After General Zia's death in a plane crash in August of 1988, election was held, Benazir Bhutto formed a new government. Benazir Bhutto quickly release Zia's political prisoners and guaranteed basic civil and political freedom. Addressing a historic US Joint Session of Congress during her state visit to the United States in 1989, Prime Minister Benazir Bhutto called for the establishment of an Association of New Democratic Nations.

On August 6, 1990 after having been in office less than half of her tenure, President Ghulam Ishaque Khan dismissed her government unilaterally and called for fresh elections.In July 1993, the President of Pakistan dismissed the Government of Prime Minister Mian Nawaz Sharif on corruption charges and called for fresh elections. PPP again came as a victorious party in the elections of 1993 and Ms Bhutto again elected as a prime minister of Pakistan.

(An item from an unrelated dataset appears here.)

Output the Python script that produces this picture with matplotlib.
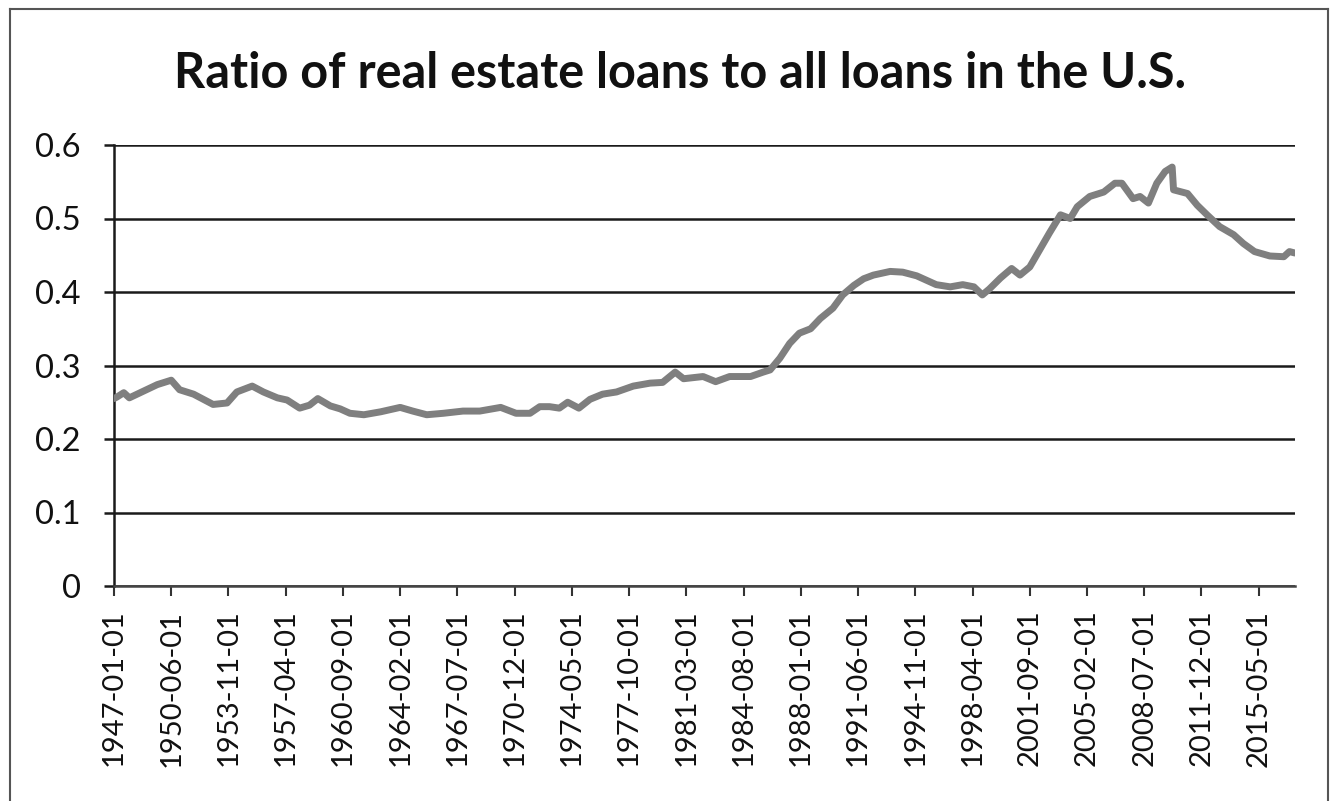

She has been mentioned as "The world's most popular politician" in the New Guinness Book of Record 1996.Ms. Bhutto is the author of "Foreign Policy in Perspective" (1978) and her autobiography, "Daughter of Destiny" (1989). She received the Bruno Kreisky Award for Human Rights in 1988 and the Honorary Phi Beta Kappa Award from Radcliffe in 1989.

On 27 December 2007, Benazir Bhutto was killed while leaving a campaign rally for the PPP at Liaquat National Bagh in the run-up to the January 2008 parliamentary elections.